The everyday self neither knows what it is doing, nor why! And not only does it not know the what or the why, it doesn’t want to know. It’s actually dead set against knowing – nothing could be further from the everyday self’s agenda than knowing what its true motivation is!  Naturally enough it denies this – claiming to be interested in what it is doing and why it is doing it is the mechanism by which it denies its own deep-down lack of interest. This pretence at being engaged, this play at being interested, is the smokescreen, the red-herring! The truth of the matter is that the exegesic self (the self who we aren’t) isn’t interested in reality at all – it’s only interested in knowing how to avoid reality! This is the fundamental nature of the exegesic self – this unexamined and skilfully disguised urge to avoid reality is ‘what makes it tick’.

 

 

 

Such then is the life of the exegesic self – it is the life of ‘us being who we’re not’ in a world that isn’t real! This is what the exegesic universe is all about – it’s all about us arbitrarily taking up some kind of a position and then implicitly claiming that it is ‘the only true position’ when the truth is not just that it isn’t the true position at all, but actually that there is no such thing as ‘a true position’ in the first place.
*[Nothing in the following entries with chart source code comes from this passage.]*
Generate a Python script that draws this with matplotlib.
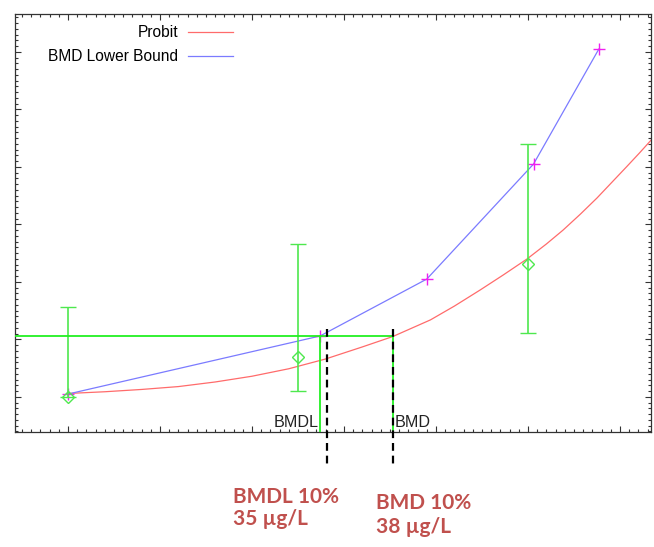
#!/usr/bin/env python3
"""BMDS-style probit fit with BMD / BMDL markers and annotations."""
import matplotlib
matplotlib.use("Agg")
import matplotlib.pyplot as plt
import numpy as np
from matplotlib.ticker import MultipleLocator, AutoMinorLocator

# observed dose groups (mean with lower/upper confidence limits)
DOSES = np.array([0.0, 25.0, 50.0])
MEANS = np.array([0.0, 0.70, 2.31])
LOWER = np.array([0.0, 0.11, 1.11])
UPPER = np.array([1.57, 2.66, 4.40])

# fitted probit curve
PROBIT_X = [0.0, 4.0, 8.0, 12.0, 16.0, 20.0, 24.0, 28.0, 32.0, 35.3, 39.4, 42.0,
            44.8, 47.3, 49.9, 52.0, 53.8, 55.7, 57.5, 59.1, 60.7, 62.1, 63.4]
PROBIT_Y = [0.06, 0.09, 0.13, 0.18, 0.26, 0.36, 0.49, 0.66, 0.87, 1.05, 1.34, 1.58,
            1.86, 2.12, 2.40, 2.66, 2.90, 3.18, 3.46, 3.73, 4.00, 4.24, 4.47]

# lower-bound curve points
BMDL_CURVE_X = [0.0, 27.4, 39.0, 50.6, 57.7]
BMDL_CURVE_Y = [0.05, 1.06, 2.05, 4.05, 6.05]

BMR_LEVEL = 1.06
BMD = 35.3
BMDL = 27.4
DASH_X = [28.2, 35.3]

NOTE_BMDL = ["BMDL 10%", "35 µg/L"]
NOTE_BMD = ["BMD 10%", "38 µg/L"]

X_LIM = (-5.76, 63.37)
Y_LIM = (-0.61, 6.66)

RED = "#ff6b6b"
BLUE = "#7b7bff"
GREEN = "#22f022"
GREEN_ERR = "#4ee84e"
MAGENTA = "#f020f0"
FRAME = "#333333"
NOTE_RED = "#c0504d"

W, H = 654, 547
fig = plt.figure(figsize=(W / 100, H / 100), dpi=100)
ax = fig.add_axes([15 / W, 1 - 432 / H, 636 / W, 418 / H])

ax.plot(PROBIT_X, PROBIT_Y, color=RED, lw=0.9, label="Probit", zorder=2)
ax.plot(BMDL_CURVE_X, BMDL_CURVE_Y, color=BLUE, lw=0.9, label="BMD Lower Bound", zorder=2)
ax.plot(BMDL_CURVE_X, BMDL_CURVE_Y, ls="none", marker="+", ms=8, mew=1.0,
        color=MAGENTA, zorder=3)

ax.errorbar(DOSES, MEANS, yerr=[MEANS - LOWER, UPPER - MEANS], fmt="D", ms=6,
            mfc="none", mec=GREEN_ERR, mew=1.0, ecolor=GREEN_ERR, elinewidth=1.2,
            capsize=5.8, capthick=1.2, zorder=4)

# BMR / BMD / BMDL guide lines
ax.plot([X_LIM[0], BMD], [BMR_LEVEL, BMR_LEVEL], color=GREEN, lw=1.3, zorder=5)
ax.plot([BMDL, BMDL], [Y_LIM[0], BMR_LEVEL], color=GREEN, lw=1.3, zorder=5)
ax.plot([BMD, BMD], [Y_LIM[0], BMR_LEVEL], color=GREEN, lw=1.3, zorder=5)

ax.text(BMDL - 0.15, -0.52, "BMDL", ha="right", va="baseline", fontsize=11.6,
        family="Liberation Sans", color="#222222")
ax.text(BMD + 0.25, -0.52, "BMD", ha="left", va="baseline", fontsize=11.6,
        family="Liberation Sans", color="#222222")

for xd in DASH_X:
    ax.plot([xd, xd], [1.18, -1.22], color="black", lw=1.6, ls=(0, (3.5, 2.2)),
            clip_on=False, zorder=6)

ax.set_xlim(*X_LIM)
ax.set_ylim(*Y_LIM)
ax.xaxis.set_major_locator(MultipleLocator(10))
ax.xaxis.set_minor_locator(AutoMinorLocator(10))
ax.yaxis.set_major_locator(MultipleLocator(1))
ax.yaxis.set_minor_locator(AutoMinorLocator(10))
ax.tick_params(which="both", direction="in", top=True, right=True,
               labelbottom=False, labelleft=False, color=FRAME, width=0.8)
ax.tick_params(which="major", length=4.5)
ax.tick_params(which="minor", length=2.0)
for sp in ax.spines.values():
    sp.set_color(FRAME)
    sp.set_linewidth(0.9)

leg = ax.legend(loc="upper right", bbox_to_anchor=(233 / W, 1 - 25 / H),
                bbox_transform=fig.transFigure, markerfirst=False, frameon=False,
                borderpad=0, borderaxespad=0, handlelength=2.9, handletextpad=0.64,
                labelspacing=0.58, prop={"family": "Liberation Sans", "size": 11.2})

for i, line in enumerate(NOTE_BMDL):
    fig.text(233 / W, 1 - (503 + 22 * i) / H, line, ha="left", va="baseline",
             fontsize=15, family="Lato", weight="bold", color=NOTE_RED)
for i, line in enumerate(NOTE_BMD):
    fig.text(376 / W, 1 - (509 + 24 * i) / H, line, ha="left", va="baseline",
             fontsize=15, family="Lato", weight="bold", color=NOTE_RED)

fig.savefig("out.png", dpi=100)
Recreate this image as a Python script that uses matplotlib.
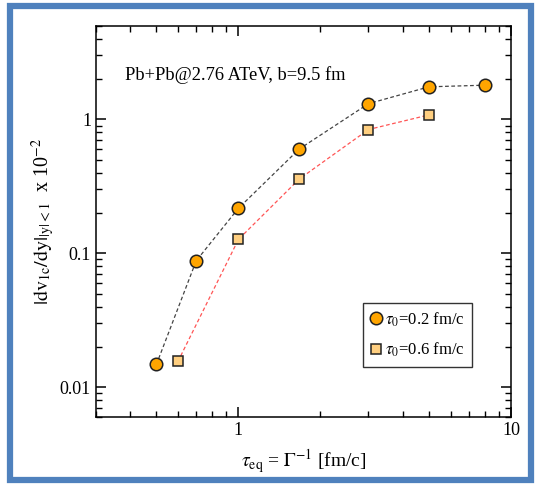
import matplotlib
matplotlib.use("Agg")
import matplotlib.pyplot as plt
from matplotlib.patches import Rectangle
from matplotlib.ticker import LogLocator, FixedLocator, FixedFormatter, NullFormatter

plt.rcParams['font.family'] = ['Liberation Serif', 'DejaVu Serif']
plt.rcParams['mathtext.fontset'] = 'stix'

# relaxation time tau_eq (fm/c) and |dv1c/dy| (x 10^-2)
tau_eq_a = [0.5, 0.7, 1.0, 1.67, 3.0, 5.0, 8.0]
dv1_a = [0.0148, 0.088, 0.217, 0.60, 1.31, 1.75, 1.80]
label_a = r"$\tau_0$=0.2 fm/c"

tau_eq_b = [0.6, 1.0, 1.67, 3.0, 5.0]
dv1_b = [0.0156, 0.127, 0.358, 0.84, 1.08]
label_b = r"$\tau_0$=0.6 fm/c"

xticks = [1, 10]
xticklabels = ["1", "10"]
yticks = [0.01, 0.1, 1]
yticklabels = ["0.01", "0.1", "1"]

fig = plt.figure(figsize=(5.39, 4.86), dpi=100)
ax = fig.add_axes([0.178, 0.142, 0.770, 0.805])

ax.plot(tau_eq_a, dv1_a, linestyle=(0, (3, 2)), color='#444444', lw=0.9,
        marker='o', ms=9, mfc='#FFA500', mec='#222222', mew=1.1, label=label_a, zorder=3)
ax.plot(tau_eq_b, dv1_b, linestyle=(0, (3, 2)), color='#FF5555', lw=0.9,
        marker='s', ms=7.5, mfc='#FFCF80', mec='#222222', mew=1.1, label=label_b, zorder=3)

ax.set_xscale('log')
ax.set_yscale('log')
ax.set_xlim(0.3, 10)
ax.set_ylim(0.006, 5)

ax.xaxis.set_major_locator(FixedLocator(xticks))
ax.xaxis.set_major_formatter(FixedFormatter(xticklabels))
ax.xaxis.set_minor_locator(LogLocator(base=10, subs=range(2, 10)))
ax.xaxis.set_minor_formatter(NullFormatter())
ax.yaxis.set_major_locator(FixedLocator(yticks))
ax.yaxis.set_major_formatter(FixedFormatter(yticklabels))
ax.yaxis.set_minor_locator(LogLocator(base=10, subs=range(2, 10)))
ax.yaxis.set_minor_formatter(NullFormatter())

ax.tick_params(which='both', direction='in', top=True, right=True, labelsize=13)
ax.tick_params(which='major', length=7, width=1.1)
ax.tick_params(which='minor', length=4, width=1.0)
for s in ax.spines.values():
    s.set_linewidth(1.1)

ax.set_xlabel(r"$\tau_{\mathrm{eq}}$ = $\Gamma^{-1}$ [fm/c]", fontsize=14, labelpad=6)
ax.set_ylabel(r"$|\mathrm{dv}_{\mathrm{1c}}/\mathrm{dy}|_{|\mathrm{y}|<1}$  x 10$^{-2}$",
              fontsize=14.5, labelpad=2)

ax.text(0.07, 0.875, "Pb+Pb@2.76 ATeV, b=9.5 fm", transform=ax.transAxes,
        fontsize=13.3, ha='left', va='center')

leg = ax.legend(loc='lower right', bbox_to_anchor=(0.906, 0.128), frameon=True, fancybox=False,
                edgecolor='black', fontsize=12, handlelength=0.6, handletextpad=0.25,
                borderpad=0.45, labelspacing=0.75, borderaxespad=0)
leg.get_frame().set_linewidth(1.0)
for h in leg.legend_handles:
    h.set_linestyle('none')

# blue outer frame
fig.patches.append(Rectangle((0.019, 0.012), 0.966, 0.976, transform=fig.transFigure,
                             fill=False, edgecolor='#4F81BD', linewidth=4.5))

fig.savefig("out.png", dpi=100)
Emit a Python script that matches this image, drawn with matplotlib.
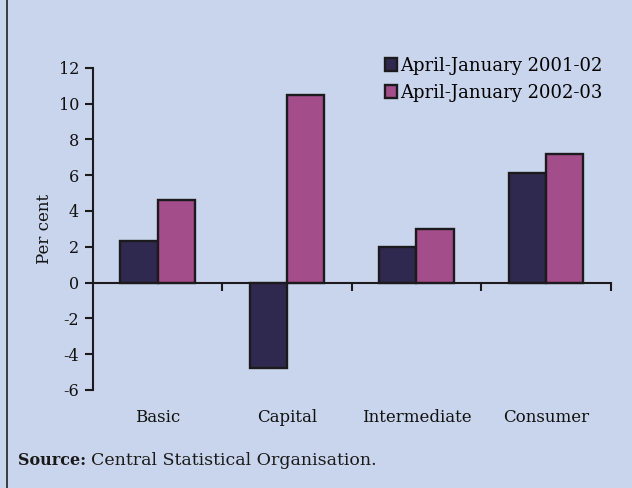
import matplotlib
matplotlib.use("Agg")
import matplotlib.pyplot as plt
import numpy as np

# data
categories = ["Basic", "Capital", "Intermediate", "Consumer"]
series_names = ["April-January 2001-02", "April-January 2002-03"]
growth_2001_02 = [2.3, -4.8, 2.0, 6.1]
growth_2002_03 = [4.6, 10.5, 3.0, 7.2]
y_ticks = [-6, -4, -2, 0, 2, 4, 6, 8, 10, 12]

bg = '#c9d5ec'
dark = '#2f2950'
pink = '#a34d8b'
edge = '#1c1a1c'
serif = ['DejaVu Serif']

fig = plt.figure(figsize=(6.32, 4.88), dpi=100, facecolor=bg)
ax = fig.add_axes([0.147, 0.201, 0.819, 0.660])
ax.set_facecolor(bg)

x = np.arange(len(categories))
w = 0.287
ax.bar(x - w / 2, growth_2001_02, w, color=dark, edgecolor=edge, linewidth=1.7,
       label=series_names[0], zorder=2)
ax.bar(x + w / 2, growth_2002_03, w, color=pink, edgecolor=edge, linewidth=1.7,
       label=series_names[1], zorder=2)

ax.set_xlim(-0.5, len(categories) - 0.5)
ax.set_ylim(-6, 12)
ax.set_yticks(y_ticks)
ax.set_yticklabels([str(t) for t in y_ticks], family=serif, fontsize=11.5, color='#111111')
ax.tick_params(axis='y', length=6, width=1.5, color=edge, pad=4)

# x axis sits on zero, ticks between categories
ax.spines['top'].set_visible(False)
ax.spines['right'].set_visible(False)
ax.spines['bottom'].set_position(('data', 0))
ax.spines['bottom'].set_linewidth(1.5)
ax.spines['bottom'].set_color(edge)
ax.spines['left'].set_linewidth(1.5)
ax.spines['left'].set_color(edge)
ax.set_xticks(np.arange(len(categories)) + 0.5)
ax.set_xticklabels([])
ax.tick_params(axis='x', length=6, width=1.5, color=edge)

for i, cat in enumerate(categories):
    ax.text(i, -0.085, cat, transform=ax.get_xaxis_transform(), ha='center', va='center',
            family=serif, fontsize=12, color='#111111')

ax.set_ylabel("Per cent", family=serif, fontsize=12, color='#111111', labelpad=4)

fig.legend(loc='upper left', bbox_to_anchor=(0.597, 0.899), frameon=False,
           prop={'family': serif, 'size': 13}, handlelength=0.7, handleheight=0.7,
           handletextpad=0.15, labelspacing=0.5, borderaxespad=0)

# left border of the panel
fig.add_artist(plt.Line2D([0.011, 0.011], [0, 1], color='#222222', linewidth=1.2,
                          transform=fig.transFigure))

fig.text(0.028, 0.048, "Source:", family=serif, fontsize=11.5, fontweight='bold', color='#1a1a1a')
fig.text(0.144, 0.048, "Central Statistical Organisation.", family=serif, fontsize=12.5,
         color='#1a1a1a')

fig.savefig("out.png", dpi=100, facecolor=bg)
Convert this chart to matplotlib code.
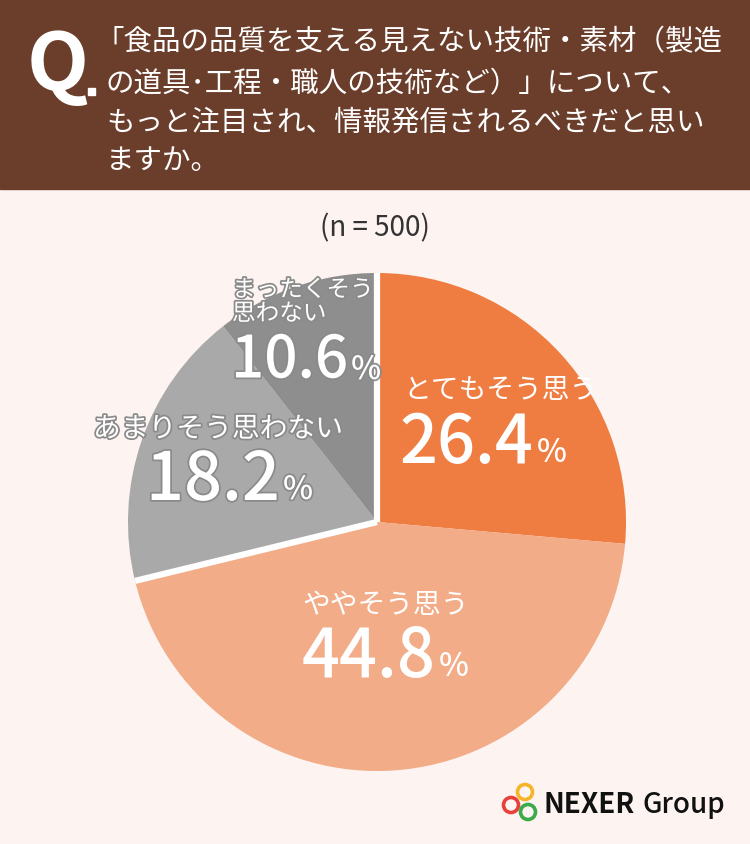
import matplotlib
matplotlib.use("Agg")
import matplotlib.pyplot as plt
import matplotlib.patheffects as pe
import numpy as np

plt.rcParams['font.family'] = ['Noto Sans CJK JP', 'DejaVu Sans']

# data
labels = ['とてもそう思う', 'ややそう思う', 'あまりそう思わない', 'まったくそう\n思わない']
values = [26.4, 44.8, 18.2, 10.6]
colors = ['#EF7D41', '#F2AC88', '#A9A9A9', '#8E8E8E']
question = ['「食品の品質を支える見えない技術・素材（製造',
            'の道具･工程・職人の技術など）」について、',
            'もっと注目され、情報発信されるべきだと思い',
            'ますか。']
n_text = '(n = 500)'

W, H = 750, 845
fig = plt.figure(figsize=(W / 100, H / 100), dpi=100)
fig.patch.set_facecolor('#FDF4F1')

# background / header in pixel coords
bg = fig.add_axes([0, 0, 1, 1], zorder=0)
bg.set_xlim(0, W)
bg.set_ylim(H, 0)
bg.axis('off')
bg.add_patch(plt.Rectangle((0, 0), W, 190, color='#6B3E2B', zorder=0))

# pie
cx, cy, r = 377, 523, 254
pie_ax = fig.add_axes([(cx - r) / W, (H - cy - r) / H, 2 * r / W, 2 * r / H],
                      zorder=1)
wedges, _ = pie_ax.pie(values, colors=colors, startangle=90, counterclock=False,
                       radius=1, wedgeprops=dict(linewidth=0))
pie_ax.set_xlim(-1.02, 1.02)
pie_ax.set_ylim(-1.02, 1.02)
pie_ax.set_aspect('equal')
pie_ax.axis('off')

# white separators between orange and gray groups
cum = np.cumsum([0] + values)
for frac in [cum[0], cum[2]]:
    ang = np.deg2rad(90 - frac / 100 * 360)
    pie_ax.plot([0, np.cos(ang)], [0, np.sin(ang)],
                color='white', lw=4.5, solid_capstyle='butt')

# text overlay on top
ov = fig.add_axes([0, 0, 1, 1], zorder=2)
ov.set_xlim(0, W)
ov.set_ylim(H, 0)
ov.axis('off')
ov.patch.set_alpha(0)

ov.text(27, 66, 'Q', color='white', fontsize=58, fontweight='bold',
        va='center', ha='left')
ov.add_patch(plt.Rectangle((88, 89), 7, 7, color='white'))
line_y = [42, 84, 123, 161]
line_x = [95, 106, 106, 106]
for x, y, s in zip(line_x, line_y, question):
    ov.text(x, y, s, color='white', fontsize=20.5, va='center', ha='left')

ov.text(375, 228, n_text, color='#333333', fontsize=20, va='center', ha='center')

outline = [pe.withStroke(linewidth=2.5, foreground='#8A8A8A')]


def pct(x, y, val, big=48, outlined=False):
    eff = outline if outlined else None
    t = ov.text(x, y, f'{val}', color='white', fontsize=big, fontweight='medium',
                va='center', ha='left', path_effects=eff)
    fig.canvas.draw()
    x2 = t.get_window_extent().x1
    xe, _ = ov.transData.inverted().transform((x2, 0))
    ov.text(xe + 3, y + 9, '%', color='white', fontsize=23, fontweight='medium',
            va='center', ha='left', path_effects=eff)


ov.text(403, 390, labels[0], color='white', fontsize=20, va='center', ha='left')
pct(400, 444, values[0])
ov.text(302, 605, labels[1], color='white', fontsize=20, va='center', ha='left')
pct(302, 658, values[1])
ov.text(93, 430, labels[2], color='white', fontsize=20, va='center', ha='left',
        path_effects=outline)
pct(146, 482, values[2], outlined=True)
ov.text(232, 303, labels[3], color='white', fontsize=17, va='center', ha='left',
        path_effects=outline, linespacing=1.05)
pct(231, 362, values[3], big=42, outlined=True)

# logo
for (x, y), c in zip([(511, 806), (525, 793), (528, 813)],
                     ['#E8403A', '#F5B52A', '#3AAA4A']):
    ov.add_patch(plt.Circle((x, y), 7.5, fill=False, lw=2.6, ec=c))
ov.text(543, 805, 'NEXER', color='#111111', fontsize=20, fontweight='bold',
        va='center', ha='left')
ov.text(643, 805, 'Group', color='#111111', fontsize=20, fontweight='medium',
        va='center', ha='left')

fig.savefig('out.png', dpi=100, facecolor=fig.get_facecolor())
No position is the true position! A ‘position’ is the same thing as ‘an assumption’  – it is ‘a freely chosen limitation’. When we carry out this manoeuvre then what happens as a result is that we perceive this assumed position (this ‘false basis’) that we are looking out from reflected right back at us, but in a way that we do not recognize.

 

 

 

This then is the exegesic universe in a nutshell – our assumptions are immediately reflected back at us, reflected so perfectly that there’s no gap, no discontinuity, nothing that wasn’t there in the assumptions to start off with. And yet somehow we manage to believe that there is a gap, that there is a discontinuity, that there is a space in which something new can happen; this is the whole thing about the exegesic universe – we think that something can happen in it, and yet nothing can. This is a tremendous thing to understand – nothing can ever happen in the exegesic universe.